Les niches fiscales sont parfois « efficaces » mais peuvent également nuire à la « progressivité de l'impôt », a estimé lundi le ministre de l'Action et des Comptes publics Gérald Darmanin, qui préconise de les encadrer, notamment en les mettant sous conditions de ressources.

Aujourd'hui, seuls les « 45% » de Français les plus riches « payent l'impôt sur le revenu », et « 10% des contribuables payent 70% de cet impôt », a souligné Gérald Darmanin lors d'une conférence de presse, estimant que la « justice fiscale » existait « déjà en partie » en France. Mais « peut-être y a-t-il des choses qui donnent des coups de canif à ce contrat que nous avons. Et parmi ces coups de canif que nous pouvons imaginer » et qui « empêchent la progressivité de l'impôt », il y a « les niches fiscales », a poursuivi le ministre.
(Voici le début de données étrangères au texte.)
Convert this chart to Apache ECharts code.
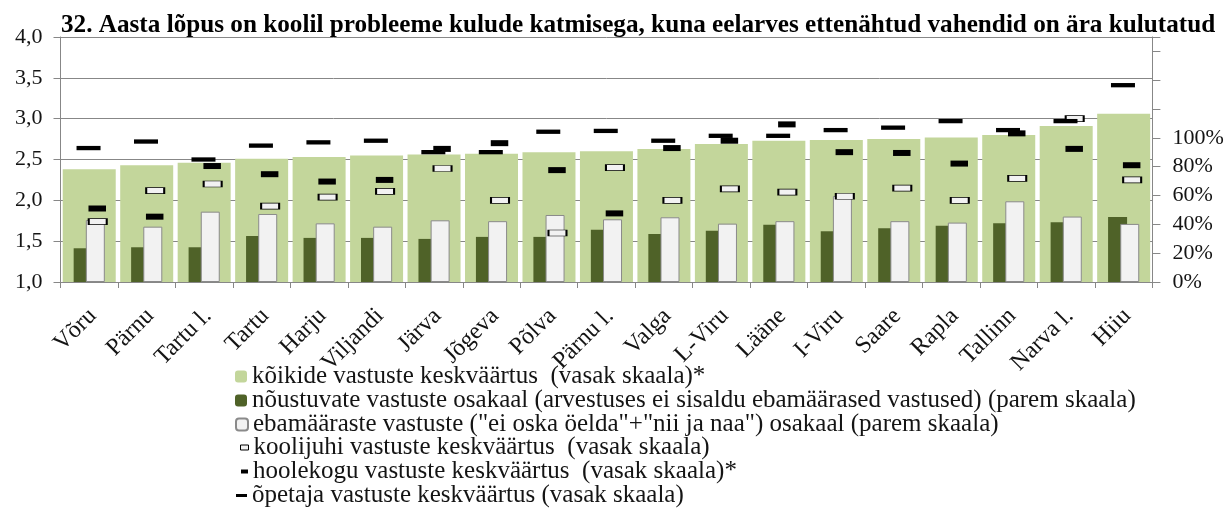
<!DOCTYPE html>
<html>
<head>
<meta charset="utf-8">
<script src="https://cdn.jsdelivr.net/npm/echarts@6/dist/echarts.min.js"></script>
<style>
  html, body { margin: 0; padding: 0; background: #fff; }
  #chart { width: 1227px; height: 509px; }
</style>
</head>
<body>
<div id="chart"></div>
<script>
// Counties / towns, sorted by the overall mean
const categories = ['Võru', 'Pärnu', 'Tartu l.', 'Tartu', 'Harju', 'Viljandi', 'Järva', 'Jõgeva', 'Põlva', 'Pärnu l.', 'Valga', 'L-Viru', 'Lääne', 'I-Viru', 'Saare', 'Rapla', 'Tallinn', 'Narva l.', 'Hiiu'];

// Mean of all answers (left scale)
const koikideKeskmine = [2.38, 2.43, 2.46, 2.51, 2.53, 2.55, 2.56, 2.57, 2.59, 2.60, 2.63, 2.69, 2.73, 2.74, 2.75, 2.77, 2.80, 2.91, 3.06];
// Share of agreeing answers (right scale, fraction)
const noustuvadOsakaal = [0.234, 0.241, 0.241, 0.319, 0.306, 0.306, 0.299, 0.313, 0.313, 0.363, 0.333, 0.356, 0.398, 0.352, 0.373, 0.391, 0.407, 0.414, 0.451];
// Share of indefinite answers (right scale, fraction)
const ebamaarasedOsakaal = [0.430, 0.384, 0.488, 0.472, 0.407, 0.384, 0.428, 0.422, 0.465, 0.435, 0.449, 0.405, 0.422, 0.597, 0.422, 0.412, 0.560, 0.454, 0.403];
// Group means (left scale)
const koolijuhiKeskmine = [1.74, 2.12, 2.20, 1.93, 2.04, 2.11, 2.39, 2.00, 1.60, 2.40, 2.00, 2.14, 2.10, 2.05, 2.15, 2.00, 2.27, 3.00, 2.25];
const hoolekoguKeskmine = [1.90, 1.80, 2.42, 2.32, 2.23, 2.25, 2.63, 2.70, 2.37, 1.84, 2.64, 2.73, 2.93, 2.59, 2.58, 2.45, 2.82, 2.63, 2.43];
const opetajaKeskmine = [2.64, 2.72, 2.50, 2.67, 2.71, 2.73, 2.59, 2.59, 2.84, 2.85, 2.73, 2.79, 2.79, 2.86, 2.89, 2.97, 2.86, 2.97, 3.41];

const seriesNames = [
  'kõikide vastuste keskväärtus  (vasak skaala)*',
  'nõustuvate vastuste osakaal (arvestuses ei sisaldu ebamäärased vastused) (parem skaala)',
  'ebamääraste vastuste ("ei oska öelda"+"nii ja naa") osakaal (parem skaala)',
  'koolijuhi vastuste keskväärtus  (vasak skaala)',
  'hoolekogu vastuste keskväärtus  (vasak skaala)*',
  'õpetaja vastuste keskväärtus (vasak skaala)'
];

const titleText = '32. Aasta lõpus on koolil probleeme kulude katmisega, kuna eelarves ettenähtud vahendid on ära kulutatud';

const SERIF = '"Liberation Serif", "Times New Roman", serif';
const INK = '#141414';
const GRID_GRAY = '#878787';

const chart = echarts.init(document.getElementById('chart'), null, { renderer: 'canvas' });

// one legend block per row so each icon keeps its own size
const legendRows = [
  { name: seriesNames[0], top: 364, left: 235, w: 12, h: 12 },
  { name: seriesNames[1], top: 388, left: 235, w: 12, h: 12 },
  { name: seriesNames[2], top: 412, left: 235, w: 12, h: 12 },
  { name: seriesNames[3], top: 435, left: 240, w: 8, h: 5, border: 1 },
  { name: seriesNames[4], top: 459, left: 241, w: 7, h: 4 },
  { name: seriesNames[5], top: 483, left: 236, w: 11, h: 3 }
];

const option = {
  animation: false,
  backgroundColor: '#fff',
  title: {
    text: titleText,
    left: 61,
    top: 13,
    padding: 0,
    textStyle: { fontFamily: SERIF, fontWeight: 'bold', fontSize: 25.2, color: '#000' }
  },
  legend: legendRows.map(r => {
    const lg = {
      data: [r.name],
      left: r.left,
      top: r.top,
      padding: 0,
      itemWidth: r.w,
      itemHeight: r.h,
      selectedMode: false,
      textStyle: { fontFamily: SERIF, fontSize: 25, color: INK, lineHeight: 24 }
    };
    if (r.border) lg.itemStyle = { borderWidth: r.border };
    return lg;
  }),
  grid: { left: 60.5, right: 74.6, top: 37, bottom: 227, containLabel: false },
  xAxis: [
    {
      type: 'category',
      data: categories,
      position: 'bottom',
      axisLine: { show: true, lineStyle: { color: GRID_GRAY, width: 1 } },
      axisTick: { show: true, length: 6, lineStyle: { color: GRID_GRAY } },
      axisLabel: {
        interval: 0, rotate: 45, margin: 17,
        verticalAlign: 'top', padding: [0, 7, 0, 0],
        fontFamily: SERIF, fontSize: 24, color: INK
      },
      splitLine: { show: false }
    },
    {
      type: 'category',
      data: categories,
      show: false
    }
  ],
  yAxis: [
    {
      type: 'value',
      min: 1, max: 4, interval: 0.5,
      position: 'left',
      axisLine: { show: true, lineStyle: { color: GRID_GRAY, width: 1 } },
      axisTick: { show: true, length: 7, lineStyle: { color: GRID_GRAY } },
      axisLabel: {
        margin: 18, fontFamily: SERIF, fontSize: 22, color: INK,
        formatter: v => v.toFixed(1).replace('.', ',')
      },
      splitLine: { show: true, lineStyle: { color: GRID_GRAY, width: 1 } }
    },
    {
      type: 'value',
      min: 0, max: 1.7, interval: 0.2,
      position: 'right',
      axisLine: { show: true, lineStyle: { color: GRID_GRAY, width: 1 } },
      axisTick: { show: true, length: 8, lineStyle: { color: GRID_GRAY } },
      axisLabel: {
        margin: 20, fontFamily: SERIF, fontSize: 22, color: INK,
        formatter: v => (v <= 1.0001 ? Math.round(v * 100) + '%' : '')
      },
      splitLine: { show: false }
    }
  ],
  series: [
    {
      name: seriesNames[0], type: 'bar',
      xAxisIndex: 0, yAxisIndex: 0,
      barWidth: 53,
      itemStyle: { color: '#c3d69b' },
      data: koikideKeskmine
    },
    {
      name: seriesNames[1], type: 'bar',
      xAxisIndex: 1, yAxisIndex: 1,
      barWidth: 19, barGap: '-36%',
      itemStyle: { color: '#4f6228' },
      data: noustuvadOsakaal
    },
    {
      name: seriesNames[2], type: 'bar',
      xAxisIndex: 1, yAxisIndex: 1,
      barWidth: 19, barGap: '-36%',
      itemStyle: { color: '#f2f2f2', borderColor: '#8a8a8a', borderWidth: 1 },
      data: ebamaarasedOsakaal
    },
    {
      name: seriesNames[3], type: 'scatter',
      xAxisIndex: 0, yAxisIndex: 0,
      symbol: 'rect', symbolSize: [18, 6], symbolOffset: [8.5, 0],
      itemStyle: { color: '#f2f2f2', borderColor: '#000', borderWidth: 1.2, opacity: 1 },
      z: 4,
      data: koolijuhiKeskmine
    },
    {
      name: seriesNames[4], type: 'scatter',
      xAxisIndex: 0, yAxisIndex: 0,
      symbol: 'rect', symbolSize: [17.5, 6], symbolOffset: [8, 0],
      itemStyle: { color: '#000', opacity: 1 },
      z: 5,
      data: hoolekoguKeskmine
    },
    {
      name: seriesNames[5], type: 'scatter',
      xAxisIndex: 0, yAxisIndex: 0,
      symbol: 'rect', symbolSize: [24, 4.3], symbolOffset: [-0.7, 0],
      itemStyle: { color: '#000', opacity: 1 },
      z: 5,
      data: opetajaKeskmine
    }
  ]
};

chart.setOption(option);
</script>
</body>
</html>
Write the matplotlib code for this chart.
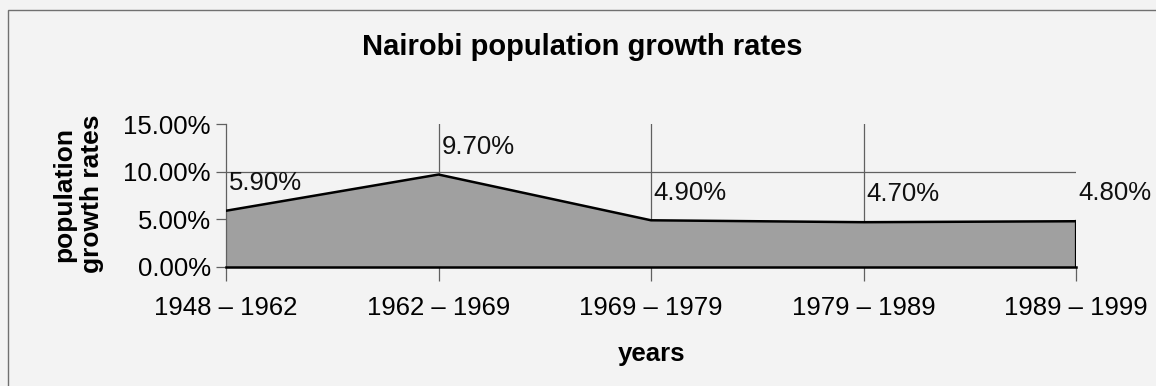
import matplotlib
matplotlib.use("Agg")
import matplotlib.pyplot as plt
import matplotlib.patches as patches
from matplotlib.ticker import FuncFormatter

plt.rcParams['font.family'] = ['Liberation Sans', 'DejaVu Sans']

# Nairobi growth rates per census period
periods = ['1948 – 1962', '1962 – 1969', '1969 – 1979', '1979 – 1989', '1989 – 1999']
rates = [0.059, 0.097, 0.049, 0.047, 0.048]
labels = ['5.90%', '9.70%', '4.90%', '4.70%', '4.80%']

W, H = 1156, 386
fig = plt.figure(figsize=(W / 100, H / 100), dpi=100)
fig.patch.set_facecolor('#f3f3f3')

# chart frame (runs off the right and bottom edges)
fig.add_artist(patches.Rectangle((8 / W, -10 / H), 1160 / W, 386 / H,
                                 transform=fig.transFigure, fill=False,
                                 edgecolor='#707070', linewidth=1.0))

# plot area in pixel terms
x0, x1, y0, y1 = 226, 1076, 267, 124
ax = fig.add_axes([x0 / W, (H - y0) / H, (x1 - x0) / W, (y0 - y1) / H])
ax.set_facecolor('#f3f3f3')

xs = list(range(len(rates)))
ax.set_xlim(0, len(rates) - 1)
ax.set_ylim(0, 0.15)

# gridlines
ax.axhline(0.10, color='#606060', linewidth=0.9, zorder=1)
for x in xs[1:-1]:
    ax.axvline(x, color='#606060', linewidth=0.9, zorder=1)

ax.fill_between(xs, rates, 0, facecolor='#a0a0a0', edgecolor='none', zorder=2)
ax.plot(xs, rates, color='black', linewidth=1.8, zorder=3)
ax.plot([xs[-1], xs[-1]], [0, rates[-1]], color='black', linewidth=1.6, zorder=3)

for x, r, t in zip(xs, rates, labels):
    ax.annotate(t, (x, r), xytext=(2, 20), textcoords='offset points',
                ha='left', va='center', fontsize=18.5, color='#111111', zorder=4)

ax.set_yticks([0, 0.05, 0.10, 0.15])
ax.yaxis.set_major_formatter(FuncFormatter(lambda v, p: f'{v * 100:.2f}%'))
ax.set_xticks(xs)
ax.set_xticklabels(periods)
ax.tick_params(axis='y', direction='out', length=7, width=0.9, color='#606060',
               labelsize=18.5, pad=4)
ax.tick_params(axis='x', direction='out', length=10, width=0.9, color='#606060',
               labelsize=18.5, pad=11)

for side in ['top', 'right']:
    ax.spines[side].set_visible(False)
ax.spines['left'].set_color('#606060')
ax.spines['left'].set_linewidth(0.9)
ax.spines['bottom'].set_color('black')
ax.spines['bottom'].set_linewidth(1.8)
ax.spines['bottom'].set_zorder(3)

fig.text(582 / W, 1 - 47 / H, 'Nairobi population growth rates',
         ha='center', va='center', fontsize=21, fontweight='bold')
fig.text(651 / W, 1 - 354 / H, 'years', ha='center', va='center',
         fontsize=18.5, fontweight='bold')
fig.text(78 / W, 1 - 194 / H, 'population\ngrowth rates', ha='center', va='center',
         rotation=90, fontsize=19, fontweight='bold', linespacing=1.2)

fig.savefig('out.png', dpi=100, facecolor=fig.get_facecolor())
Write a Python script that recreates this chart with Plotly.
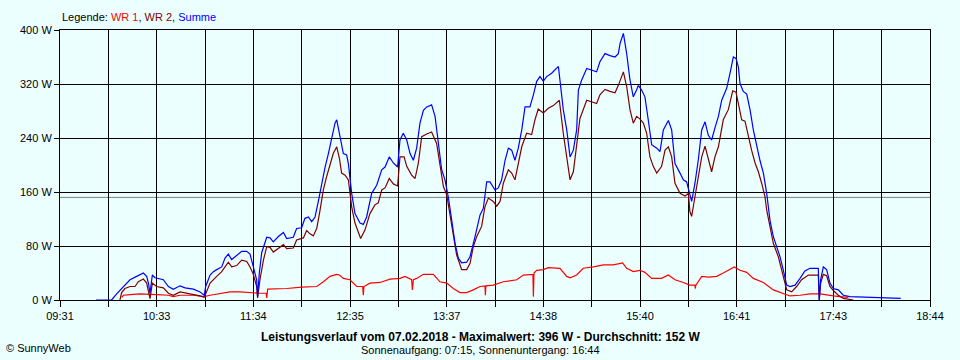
import plotly.graph_objects as go

# ---------------- data (minutes after midnight, watts) ----------------
x_start_min = 571   # 09:31
x_end_min = 1124    # 18:44
x_tick_labels = ["09:31", "", "10:33", "", "11:34", "", "12:35", "", "13:37", "",
                 "14:38", "", "15:40", "", "16:41", "", "17:43", "", "18:44"]
y_tick_values = [0, 80, 160, 240, 320, 400]
average_w = 152

wr1 = [(610.2,4),(611.3,7),(615.5,8),(621.9,9),(632.4,8),(639.9,7),(643.0,5),(647.3,7),(655.8,7),
       (662.7,5),(666.4,7),(672.7,10),(679.1,12),(685.4,12),(693.9,10),(698.1,10),(702.0,10),(702.4,3),
       (703.0,16),(706.6,16),(715.1,17),(724.6,19),(734.2,20),(738.4,27),(742.6,35),(746.9,38),(748.6,37),
       (751.1,32),(755.3,30),(759.6,20),(763.4,20),(763.8,7),(764.2,20),(768.0,25),(774.4,26),(780.8,31),
       (787.1,32),(790.3,35),(794.5,30),(795.0,15),(795.6,30),(797.7,32),(802.0,38),(808.3,38),(812.5,27),
       (816.8,25),(821.0,17),(825.3,11),(829.5,11),(833.7,15),(838.0,20),(841.1,21),(841.4,7),(841.7,21),
       (846.4,22),(852.8,27),(861.3,30),(865.5,37),(870.8,38),(871.6,38),(871.9,5),(872.3,40),(874.0,44),
       (878.2,45),(881.4,48),(888.8,47),(893.1,35),(895.2,33),(899.4,37),(903.6,47),(910.0,49),(916.4,52),
       (922.7,52),(928.6,55),(931.2,47),(935.4,42),(939.7,44),(942.8,41),(947.1,32),(953.4,32),(957.7,37),
       (961.9,30),(967.2,26),(971.4,22),(974.6,22),(974.8,17),(975.2,22),(978.9,35),(983.1,34),(988.4,35),
       (992.6,40),(996.9,45),(999.6,49),(1003.2,44),(1007.5,41),(1011.7,32),(1018.1,26),(1024.4,15),
       (1030.8,10),(1035.0,6),(1041.4,7),(1047.7,9),(1054.1,9),(1058.3,7),(1062.6,6),(1066.8,5),(1072.1,4)]

wr2 = [(609.1,0),(610.2,11),(612.3,17),(615.5,20),(618.7,20),(620.8,27),(624.0,31),(626.1,25),(628.2,2),
       (629.7,25),(632.4,20),(636.7,18),(639.9,10),(643.0,7),(647.3,12),(651.5,10),(655.8,9),(660.0,6),
       (662.7,4),(664.2,12),(666.4,25),(670.6,35),(673.8,42),(675.9,49),(678.0,56),(680.1,49),(683.3,51),
       (686.5,59),(689.7,57),(691.8,49),(693.9,38),(696.0,20),(696.6,3),(698.1,30),(700.3,59),(702.4,79),
       (704.5,78),(706.6,71),(709.8,76),(713.0,82),(715.1,76),(719.3,77),(721.4,89),(725.7,92),(727.8,103),
       (729.9,98),(732.0,95),(734.2,106),(736.3,133),(738.4,163),(740.5,183),(742.6,202),(744.7,217),
       (746.9,227),(748.6,210),(750.0,188),(752.2,185),(754.3,178),(756.4,138),(758.5,114),(762.1,91),
       (764.9,104),(768.0,128),(771.2,141),(773.3,144),(775.5,163),(777.6,166),(780.3,180),(782.9,172),
       (785.6,169),(787.1,212),(789.7,212),(791.4,198),(794.5,185),(796.7,180),(798.8,203),(800.9,242),
       (804.1,246),(807.2,249),(810.4,232),(812.5,198),(814.7,168),(816.8,156),(818.9,128),(821.0,94),
       (823.1,67),(826.3,45),(829.5,45),(831.6,54),(833.7,79),(835.9,94),(839.0,109),(841.1,138),(843.3,151),
       (846.4,146),(848.6,139),(850.7,146),(852.8,173),(856.0,193),(858.1,188),(860.2,178),(862.3,203),
       (864.5,227),(867.6,247),(870.8,245),(872.9,267),(875.0,283),(878.2,277),(881.4,284),(884.6,288),
       (888.4,296),(890.9,247),(893.1,212),(895.2,178),(897.3,190),(899.4,227),(901.5,269),(905.8,296),
       (910.0,293),(912.1,291),(914.2,304),(917.4,312),(920.6,309),(923.8,307),(925.9,318),(929.1,338),
       (931.2,316),(933.3,282),(935.4,262),(937.5,272),(939.7,268),(941.8,262),(943.9,247),(946.0,212),
       (948.1,198),(950.3,188),(953.4,198),(955.6,222),(957.7,227),(959.8,212),(961.9,173),(965.1,158),
       (968.3,154),(970.4,158),(971.4,131),(972.5,124),(974.6,153),(976.7,183),(978.9,212),(981.0,228),
       (983.1,208),(985.2,190),(987.3,212),(989.5,227),(992.6,267),(995.8,282),(998.6,310),(1000.7,308),
       (1002.2,291),(1004.3,267),(1006.4,265),(1008.5,242),(1010.6,222),(1012.8,203),(1014.9,190),
       (1017.0,173),(1019.1,153),(1020.2,133),(1022.3,109),(1024.4,84),(1027.6,64),(1030.8,35),(1032.9,15),
       (1036.1,12),(1039.2,20),(1042.4,30),(1046.7,37),(1053.0,37),(1053.6,0),(1054.5,25),(1056.2,38),
       (1058.3,36),(1060.4,20),(1062.6,14),(1065.7,7),(1068.9,2.5),(1075.3,0)]

summe = [(593.9,0),(603.8,0),(607.0,9),(610.2,17),(613.4,25),(615.5,30),(619.7,35),(624.0,40),(626.1,35),
         (627.2,25),(628.2,10),(629.7,37),(631.4,33),(636.7,30),(639.9,20),(643.0,16),(647.3,21),(650.5,18),
         (655.8,16),(660.0,12),(662.7,7),(663.6,20),(666.4,37),(668.5,42),(670.6,45),(673.8,49),(675.9,62),
         (678.0,68),(680.1,60),(683.3,66),(686.5,72),(689.7,72),(691.8,68),(693.9,49),(696.0,30),(696.6,5),
         (697.7,40),(699.2,70),(702.4,93),(704.5,92),(706.6,86),(709.8,94),(713.0,100),(715.1,91),(719.3,93),
         (721.4,106),(724.6,107),(726.7,121),(728.9,123),(731.0,116),(733.1,123),(735.2,146),(737.3,173),
         (739.5,197),(741.6,217),(743.7,240),(745.8,262),(746.9,267),(748.6,247),(751.1,217),(753.2,215),
         (754.3,202),(756.4,158),(758.5,128),(761.7,114),(763.8,112),(765.9,123),(769.1,158),(772.3,170),
         (775.5,193),(777.6,197),(780.3,212),(782.9,203),(785.6,197),(787.1,237),(789.2,247),(791.4,237),
         (793.5,217),(795.6,207),(797.7,225),(799.8,262),(802.0,281),(804.1,286),(807.2,289),(809.4,272),
         (811.5,232),(813.6,193),(815.7,178),(817.8,153),(820.0,118),(822.1,84),(824.2,62),(826.3,55),
         (829.5,56),(831.6,64),(834.8,94),(838.0,126),(840.1,136),(842.2,175),(844.3,175),(847.5,163),
         (849.6,166),(851.7,178),(853.9,207),(856.0,225),(858.1,222),(860.2,207),(862.3,225),(864.5,252),
         (866.6,286),(869.7,286),(871.9,304),(874.0,324),(876.1,331),(878.2,324),(880.3,331),(883.5,336),
         (887.8,346),(888.8,326),(890.9,282),(893.1,252),(895.2,212),(897.3,222),(899.4,252),(900.5,311),
         (902.6,326),(905.8,343),(910.0,340),(912.1,338),(914.2,353),(917.4,365),(920.6,362),(923.8,360),
         (925.9,365),(927.0,380),(929.1,395),(931.2,365),(933.3,326),(935.4,301),(937.5,311),(938.6,318),
         (940.7,311),(942.8,301),(944.9,267),(947.1,230),(950.3,225),(952.4,220),(954.5,252),(957.7,266),
         (959.8,252),(961.9,202),(965.1,188),(967.2,178),(969.3,175),(971.4,153),(972.5,146),(974.6,173),
         (976.7,207),(978.9,252),(981.0,264),(983.1,244),(985.2,237),(987.3,255),(989.5,272),(991.6,296),
         (994.8,314),(996.9,336),(999.0,360),(1000.7,358),(1002.2,345),(1003.2,321),(1005.3,309),(1007.5,305),
         (1009.6,282),(1011.7,252),(1013.8,227),(1015.9,207),(1018.1,188),(1020.2,158),(1022.3,118),
         (1024.4,94),(1026.5,79),(1028.7,64),(1030.8,44),(1032.9,22),(1035.0,20),(1038.2,22),(1041.4,32),
         (1044.5,43),(1047.7,47),(1053.0,47),(1053.6,0),(1054.5,30),(1056.2,49),(1058.3,45),(1060.4,25),
         (1062.6,17),(1065.7,15),(1068.9,7),(1073.1,5),(1088.0,4),(1096.5,3.5),(1105.4,2.5)]

series = [("WR 1", wr1, "#FF0000"), ("WR 2", wr2, "#800000"), ("Summe", summe, "#0000FF")]

# ---------------- figure ----------------
BG = "#EBFFFF"
FONT = "Liberation Sans, Arial, sans-serif"

fig = go.Figure()
for name, pts, col in series:
    fig.add_trace(go.Scatter(
        x=[p[0] for p in pts], y=[p[1] for p in pts], name=name, mode="lines",
        line=dict(color=col, width=1.2), hoverinfo="skip"))

n_int = len(x_tick_labels) - 1
x_ticks = [x_start_min + i * (x_end_min - x_start_min) / n_int for i in range(n_int + 1)]

fig.add_shape(type="line", xref="paper", x0=0, x1=1, yref="y", y0=average_w, y1=average_w,
              line=dict(color="#808080", width=1), layer="between")

fig.update_layout(
    width=960, height=360,
    margin=dict(l=60, r=30, t=30, b=60, pad=0),
    paper_bgcolor=BG, plot_bgcolor=BG,
    showlegend=False,
    hovermode=False,
    font=dict(family=FONT, size=11, color="black"),
    xaxis=dict(range=[x_start_min, x_end_min], tickmode="array", tickvals=x_ticks,
               ticktext=x_tick_labels, showgrid=True, gridcolor="black", gridwidth=1,
               zeroline=False, showline=True, mirror=True, linecolor="black", linewidth=1,
               ticks="outside", ticklen=6, tickcolor="black", tickfont=dict(size=11)),
    yaxis=dict(range=[0, 400], tickmode="array", tickvals=y_tick_values,
               ticktext=[f"{v} W" for v in y_tick_values], showgrid=True, gridcolor="black",
               gridwidth=1, zeroline=False, showline=True, mirror=True, linecolor="black",
               linewidth=1, ticks="outside", ticklen=5, tickcolor="black", tickfont=dict(size=11)),
)

legend_html = ("Legende: "
               + ", ".join(f"<span style='color:{c}'>{n}</span>" for n, _, c in series))
fig.add_annotation(text=legend_html, xref="paper", yref="paper", x=0, y=1,
                   xanchor="left", yanchor="middle", yshift=13, showarrow=False,
                   font=dict(size=11))
fig.add_annotation(text="<b>Leistungsverlauf vom 07.02.2018 - Maximalwert: 396 W - Durchschnitt: 152 W</b>",
                   xref="paper", yref="paper", x=0, y=0, xanchor="center", yanchor="middle",
                   xshift=420, yshift=-37, showarrow=False, font=dict(size=12))
fig.add_annotation(text="Sonnenaufgang: 07:15, Sonnenuntergang: 16:44",
                   xref="paper", yref="paper", x=0, y=0, xanchor="center", yanchor="middle",
                   xshift=420, yshift=-50, showarrow=False, font=dict(size=11))
fig.add_annotation(text="© SunnyWeb", xref="paper", yref="paper", x=0, y=0,
                   xanchor="left", yanchor="middle", xshift=-56, yshift=-48,
                   showarrow=False, font=dict(size=11))

fig.write_html("out.html",
               config={"displayModeBar": False, "staticPlot": True},
               post_script="document.body.style.margin='0';document.body.style.overflow='hidden';"
                           "document.body.style.background='" + BG + "';")
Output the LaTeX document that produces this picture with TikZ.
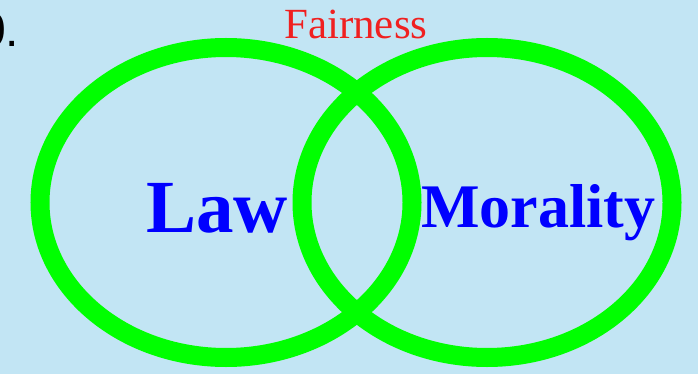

Selon Gérald Darmanin, qui assure s'exprimer en tant que « citoyen de la République », ces niches fiscales « sont parfois efficaces ». « Elles servent parfois à des choses très concrètes » comme lutter « contre le travail au noir par exemple », a-t-il détaillé.

La moitié des niches fiscales profitent aux 9% des personnes les plus riches

Mais « sur les 14 milliards d'euros que coûtent les niches fiscales (...) les 9% de contribuables les plus riches » en captent « 7 milliards », « c'est-à-dire que la moitié des niches fiscales » profitent aux « 9% des personnes les plus riches », a-t-il insisté.

Le ministre, qui estime que les Français ont « soif de justice fiscale », a préconisé dans une interview au Parisien d'encadrer ces dispositifs, soit « en diminuant le plafond global des niches », soit en ne les octroyant que « sous conditions de ressources ». « Peut-être qu'on pourrait se dire que lorsqu'on change son simple vitrage pour passer en double vitrage, la classe moyenne mériterait d'être aidée » et que « les gens qui gagnent beaucoup d'argent pourraient (...) le financer en partie eux-mêmes », a-t-il détaillé lundi.

La réduction des niches fiscales est l'une des suggestions les plus populaires sur le site du « grand débat », lancé par Emmanuel Macron à la suite du mouvement des « gilets jaunes », où certains appellent à une « remise à plat » des dispositifs en vigueur. Selon la Cour des comptes, près de 450 niches fiscales existent actuellement en France. Parmi les plus connus figurent le dispositif Pinel, l'aide à l'emploi à domicile ou le Crédit d'impôt pour la transition écologique (CITE).

Aucune condition de ressource n'existe actuellement pour pouvoir bénéficier de ces dispositifs. Depuis 2009, un plafonnement a cependant été introduit pour faire en sorte que les crédits d'impôt cumulés dont bénéficient les ménages ne dépassent pas un certain seuil. Le total des avantages fiscaux d'un foyer ne peut ainsi pas dépasser 10.000 euros aujourd'hui, ou 18.000 euros pour certains avantages (investissements en Outre-mer et dans le cinéma). Des plafonds qui pourraient donc être revus par le gouvernement.

Garder un outil incitatif

« L'idée, c'est de garder l'outil incitatif pour la très grande majorité des contribuables, mais de se dire que quand on est très aisés on n'en a pas besoin », explique l'entourage de Gérald Darmanin, qui estime que le « curseur reste à fixer ». « Il n'y a pas d'objectif de recettes. Ce n'est pas une mesure de rendement budgétaire mais de justice fiscale », a-t-on ajouté.

En 2018, le coût total de ces dispositifs s'est élevé à 100 milliards d'euros. Selon Bercy, les 14 milliards d'euros évoqués par Gérald Darmanin concernent uniquement les réductions et crédits d'impôts sur l'impôt sur le revenu.